====== Extracted data ======

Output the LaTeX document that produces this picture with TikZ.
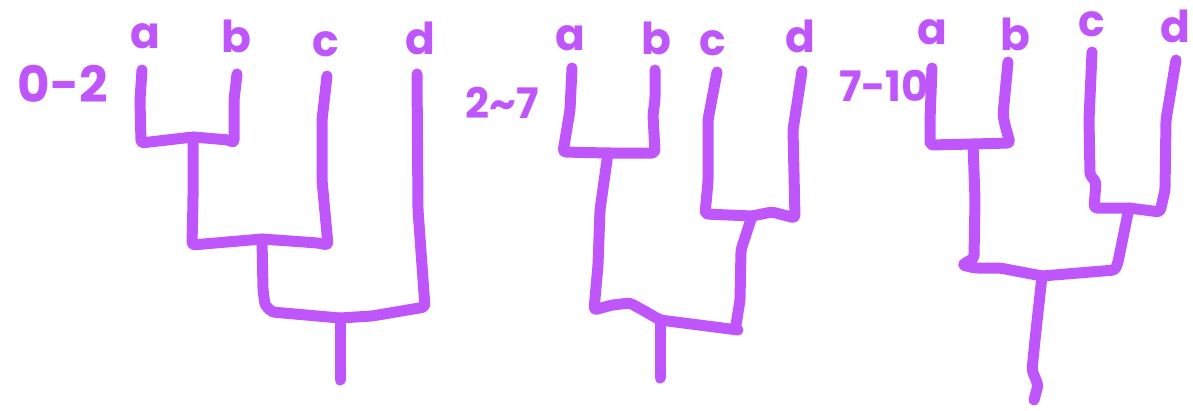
\documentclass[tikz,border=0pt]{standalone}
\usepackage{fontspec}
\setmainfont{Poppins}
\definecolor{pen}{RGB}{191,86,252}
\begin{document}
\begin{tikzpicture}[x=1pt,y=-1pt,
  stroke/.style={draw=pen,line width=11pt,line cap=round,line join=round,rounded corners=3pt},
  lbl/.style={text=pen,font=\bfseries\fontsize{44}{44}\selectfont,inner sep=0pt},
  rng/.style={text=pen,font=\bfseries\fontsize{42}{42}\selectfont,inner sep=0pt}]
\useasboundingbox (0,0) rectangle (1193,410);
% ---------- tree 1 ----------
\node[lbl] (a1) at (145,36) {a};
\node[lbl] (b1) at (236,36) {b};
\node[lbl] (c1) at (326,44) {c};
\node[lbl] (d1) at (420,38) {d};
\node[rng,font=\bfseries\fontsize{50}{50}\selectfont] (r1) at (63,84) {0-2};
\coordinate (a1t) at (142,70);
\coordinate (b1t) at (237,74);
\coordinate (c1t) at (327,76);
\coordinate (d1t) at (417,74);
\coordinate (ab1) at (193,137);
\coordinate (abc1) at (262,239);
\coordinate (root1) at (340,318);
\coordinate (root1e) at (340,380);
\draw[stroke] (a1t) -- (140,100) -- (141,143) -- (ab1) -- (229,140) -- (234,143) -- (234,100) -- (b1t);
\draw[stroke] (ab1) -- (193,200) -- (192,245) -- (abc1) -- (318,243) -- (328,245) -- (322,180) -- (322,120) -- (c1t);
\draw[stroke] (abc1) -- (263,290) -- (265,305) -- (272,312) -- (root1) -- (372,316) -- (425,307) -- (418,210) -- (d1t);
\draw[stroke] (root1) -- (root1e);
% ---------- tree 2 ----------
\node[lbl] (a2) at (570,38) {a};
\node[lbl] (b2) at (656,38) {b};
\node[lbl] (c2) at (713,43) {c};
\node[lbl] (d2) at (800,36) {d};
\node[rng] (r2) at (502,103) {2\string~7};
\coordinate (a2t) at (572,68);
\coordinate (b2t) at (655,70);
\coordinate (c2t) at (717,72);
\coordinate (d2t) at (802,71);
\coordinate (ab2) at (608,153);
\coordinate (cd2) at (752,216);
\coordinate (root2) at (660,320);
\coordinate (root2e) at (660,378);
\draw[stroke] (a2t) -- (570,110) -- (563,152) -- (ab2) -- (655,153) -- (653,115) -- (655,100) -- (b2t);
\draw[stroke] (c2t) -- (708,120) -- (708,182) -- (705,214) -- (cd2) -- (772,212) -- (795,218) -- (793,130) -- (d2t);
\draw[stroke] (ab2) -- (600,210) -- (598,265) -- (594,310) -- (612,305) -- (630,303) -- (648,313) -- (root2) -- (738,330);
\draw[stroke] (cd2) -- (741,250) -- (740,300) -- (736,325);
\draw[stroke] (root2) -- (root2e);
% ---------- tree 3 ----------
\node[lbl] (a3) at (932,32) {a};
\node[lbl] (b3) at (1015,34) {b};
\node[lbl] (c3) at (1092,24) {c};
\node[lbl] (d3) at (1175,26) {d};
\node[rng] (r3) at (884,86) {7-10};
\coordinate (a3t) at (932,68);
\coordinate (b3t) at (1008,62);
\coordinate (c3t) at (1092,52);
\coordinate (d3t) at (1176,60);
\coordinate (ab3) at (973,144);
\coordinate (cd3) at (1129,208);
\coordinate (root3) at (1042,276);
\coordinate (root3e) at (1034,400);
\draw[stroke] (a3t) -- (930,120) -- (930,145) -- (ab3) -- (1010,143) -- (1005,125) -- (1003,115) -- (b3t);
\draw[stroke] (c3t) -- (1089,120) -- (1090,175) -- (1096,182) -- (1094,208) -- (cd3) -- (1160,212) -- (1165,190) -- (1166,120) -- (d3t);
\draw[stroke] (ab3) -- (975,200) -- (974,258) -- (962,265) -- (975,268) -- (1000,268) -- (root3) -- (1115,270) -- (1118,262) -- (cd3);
\draw[stroke] (root3) -- (1035,340) -- (1032,370) -- (1038,385) -- (root3e);
\end{tikzpicture}
\end{document}
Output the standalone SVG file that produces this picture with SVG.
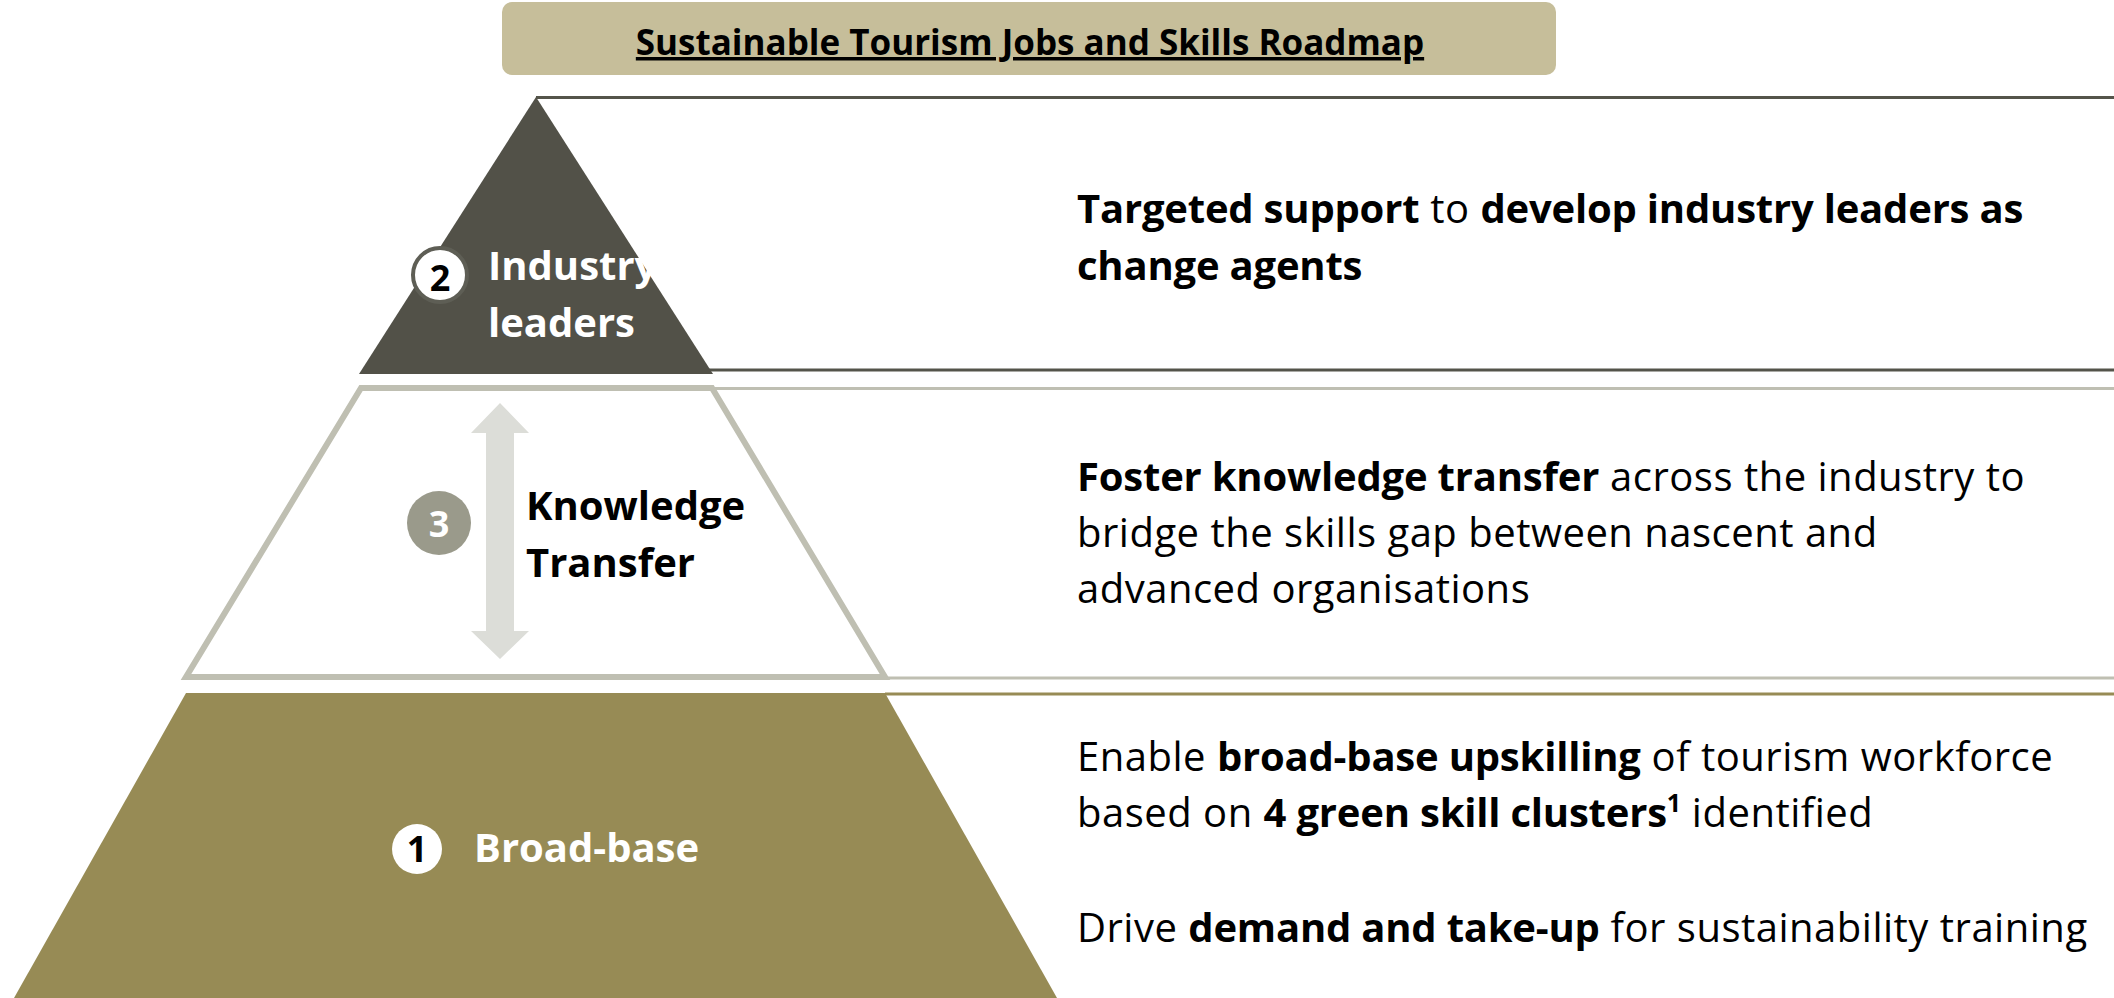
<svg xmlns="http://www.w3.org/2000/svg" width="2114" height="998" viewBox="0 0 2114 998">
<style>
text{font-family:"Open Sans","Noto Sans","Liberation Sans",sans-serif}
.b{font-weight:700;letter-spacing:0}
.desc{font-size:40px;fill:#000;letter-spacing:0.5px}
.desc .b,.desc.b{letter-spacing:-0.2px}
.lbl{font-size:40px;font-weight:700}
.num{font-size:36px;font-weight:700;text-anchor:middle}
</style>
<rect width="2114" height="998" fill="#fff"/>
<g id="title">
<rect x="502" y="2" width="1054" height="73" rx="10" fill="#c6be9a"/>
<text x="1030" y="55" class="b" font-size="35" text-anchor="middle" text-decoration="underline">Sustainable Tourism Jobs and Skills Roadmap</text>
</g>
<g id="band-lines" fill="none">
<line x1="536" y1="97.5" x2="2114" y2="97.5" stroke="#54544a" stroke-width="3"/>
<line x1="700" y1="370" x2="2114" y2="370" stroke="#54544a" stroke-width="3"/>
<line x1="712" y1="388.5" x2="2114" y2="388.5" stroke="#bfbfb2" stroke-width="3"/>
<line x1="885" y1="678" x2="2114" y2="678" stroke="#bfbfb2" stroke-width="3"/>
<line x1="885" y1="694" x2="2114" y2="694" stroke="#978b55" stroke-width="3"/>
</g>
<g id="tier-industry-leaders">
<polygon points="536,97 359,374 713,374" fill="#525148"/>
<circle cx="440" cy="275" r="27" fill="#fff" stroke="#5e5e55" stroke-width="4"/>
<text x="440" y="291" class="num" fill="#000">2</text>
<text x="488" y="280" class="lbl" font-size="42" fill="#fff">Industry</text>
<text x="488" y="337" class="lbl" font-size="42" fill="#fff">leaders</text>
</g>
<g id="tier-knowledge-transfer">
<polygon points="361,388 712,388 885,677 186,677" fill="#fff" stroke="#bfbfb2" stroke-width="6" stroke-linejoin="miter"/>
<circle cx="439" cy="523" r="32" fill="#9a9a8b"/>
<text x="439" y="537" class="num" fill="#fff">3</text>
<text x="526" y="520" class="lbl" font-size="39.5" fill="#000">Knowledge</text>
<text x="526" y="577" class="lbl" font-size="39.5" fill="#000">Transfer</text>
</g>
<g id="connectors">
<polygon points="500,403 529,433 514,433 514,631 529,631 500,659 471,631 486,631 486,433 471,433" fill="#dcddd8"/>
</g>
<g id="tier-broad-base">
<polygon points="186,693 885,693 1057,998 14,998" fill="#978b55"/>
<circle cx="417" cy="849" r="25" fill="#fff"/>
<text x="417" y="862" class="num" font-size="34" fill="#000">1</text>
<text x="474" y="862" class="lbl" fill="#fff">Broad-base</text>
</g>
<g id="desc-industry-leaders">
<text x="1077" y="223" class="desc"><tspan class="b">Targeted support</tspan> to <tspan class="b">develop industry leaders as</tspan></text>
<text x="1077" y="280" class="desc b">change agents</text>
</g>
<g id="desc-knowledge-transfer">
<text x="1077" y="491" class="desc"><tspan class="b">Foster knowledge transfer</tspan> across the industry to</text>
<text x="1077" y="547" class="desc">bridge the skills gap between nascent and</text>
<text x="1077" y="603" class="desc">advanced organisations</text>
</g>
<g id="desc-broad-base">
<text x="1077" y="771" class="desc">Enable <tspan class="b">broad-base upskilling</tspan> of tourism workforce</text>
<text x="1077" y="827" class="desc">based on <tspan class="b">4 green skill clusters</tspan><tspan class="b" font-size="25" dy="-15">1</tspan><tspan dy="15"> identified</tspan></text>
<text x="1077" y="942" class="desc">Drive <tspan class="b">demand and take-up</tspan> for sustainability training</text>
</g>
</svg>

======

▶ [Instructions to follow] From the listing above, collect each line in which the string "this" appears.

▶ [Answer below]
Output the LaTeX document that produces this picture with TikZ.
Output the standalone SVG file that produces this picture with SVG.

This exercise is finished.